As we increasingly push health care digital (read: the web), how can we create value in a world dominated by Free? The important debate: not how can we prevent health care from becoming Free but how to add value in order to make money.

Kevin Kelly at The Technium offers, what else but, some free advice: It starts with examination from the user’s perspective, “why would we ever pay for anything that we could get for free?” Mr. Kelly goes on to describe eight generatives to combat free. “A generative value is a quality or attribute that must be generated, grown, cultivated, nurtured. A generative thing can not be copied, cloned, faked, replicated, counterfeited, or reproduced. It is generated uniquely, in place, over time.” Read about them here. Four generatives that I think will have the largest impact on health care: immediacy, personalization, interpretation, and findability. Feel free to comment on your thoughts.

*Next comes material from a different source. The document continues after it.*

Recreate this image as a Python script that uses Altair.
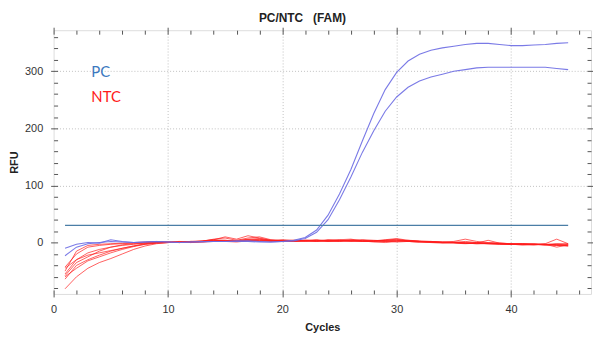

But here’s the good news, the World Health Care Blog asks, “Healthcare is a late bloomer when it comes to the information technology revolution, but it will, as they say, suffer from 100 percent of the effects of that technology. Are we prepared and being mindful of the changes all around us? That remains to be seen.” As recently reported in The New York Times, late adopters are important in the technology adoption cycle.

The health care industry, being the late bloomer that it is (that’s putting it nicely), allows itself to learn from the trials and tribulations of the rest of the industrialized world. The feet dragging in health care gives us a window (although quickly closing it is) to research, test, and implement models that will work. Some have already started, don’t be left behind.